>> BEGIN Dataset extract

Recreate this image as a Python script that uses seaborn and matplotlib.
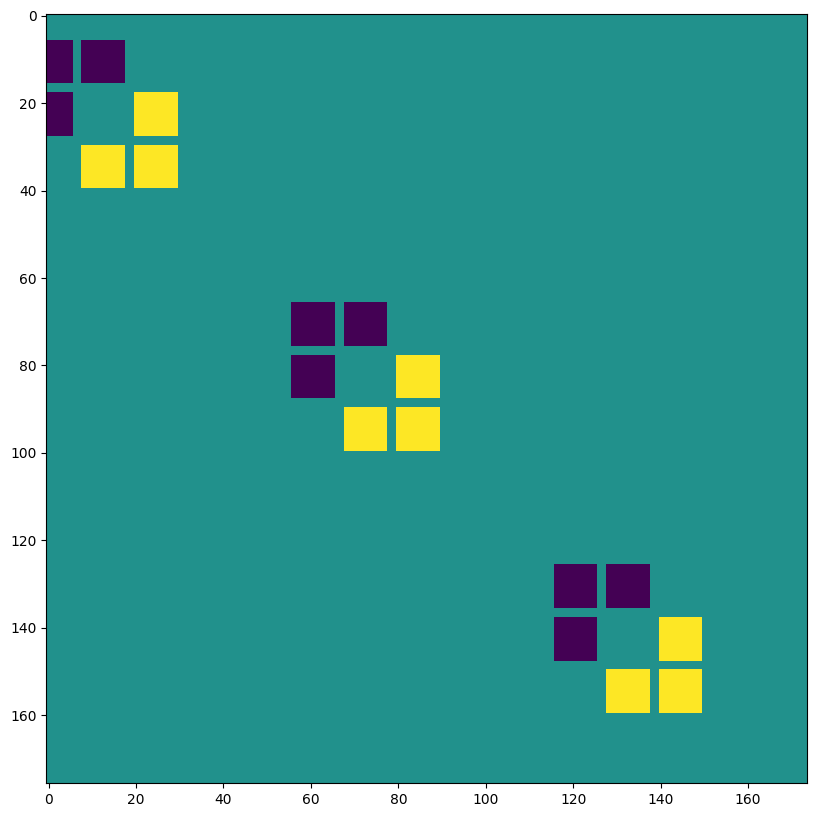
import numpy as np
import matplotlib
matplotlib.use("Agg")
import matplotlib.pyplot as plt
import seaborn as sns

# matrix size (rows, cols)
n_rows = 176
n_cols = 174

# 3x3 block pattern: -1 = dark, 0 = background, 1 = bright
pattern = [[-1, -1, 0],
           [-1, 0, 1],
           [0, 1, 1]]

# top-left (row, col) of each pattern copy
block_rows = [6, 66, 126]
block_cols = [-4, 56, 116]
cell_size = 10
cell_gap = 2

tick_vals_x = [0, 20, 40, 60, 80, 100, 120, 140, 160]
tick_vals_y = [0, 20, 40, 60, 80, 100, 120, 140, 160]

# build the matrix
mat = np.zeros((n_rows, n_cols))
pitch = cell_size + cell_gap
for r0, c0 in zip(block_rows, block_cols):
    for i, row in enumerate(pattern):
        for j, v in enumerate(row):
            if v == 0:
                continue
            rs = r0 + i * pitch
            cs = c0 + j * pitch
            mat[max(rs, 0):rs + cell_size, max(cs, 0):cs + cell_size] = v

fig = plt.figure(figsize=(8.17, 8.17), dpi=100)
ax = fig.add_axes([46.3 / 817, 34 / 817, 761 / 817, 769.5 / 817])

sns.heatmap(mat, ax=ax, cmap="viridis", vmin=-1, vmax=1, cbar=False,
            square=True, xticklabels=False, yticklabels=False)

# imshow-like ticks (cell centres)
ax.set_xticks([v + 0.5 for v in tick_vals_x])
ax.set_xticklabels([str(v) for v in tick_vals_x], rotation=0)
ax.set_yticks([v + 0.5 for v in tick_vals_y])
ax.set_yticklabels([str(v) for v in tick_vals_y], rotation=0)
ax.tick_params(length=3.5, width=0.8, labelsize=10)

for s in ax.spines.values():
    s.set_visible(True)
    s.set_linewidth(0.8)
    s.set_color("black")

fig.savefig("out.png", dpi=100)
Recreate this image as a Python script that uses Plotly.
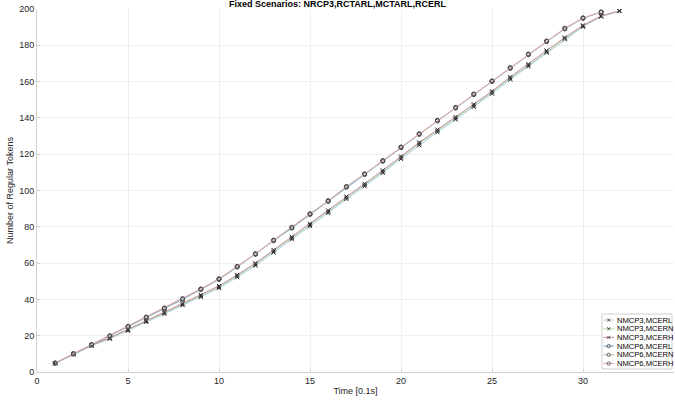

>> END Dataset extract

**Aim of the task**:
Your task is to reproduce exactly the lines from the start of the data above through the line containing "n_cols = 174", leaving every picture out.

**Answer below**:
Recreate this image as a Python script that uses seaborn and matplotlib.
import numpy as np
import matplotlib
matplotlib.use("Agg")
import matplotlib.pyplot as plt
import seaborn as sns

# matrix size (rows, cols)
n_rows = 176
n_cols = 174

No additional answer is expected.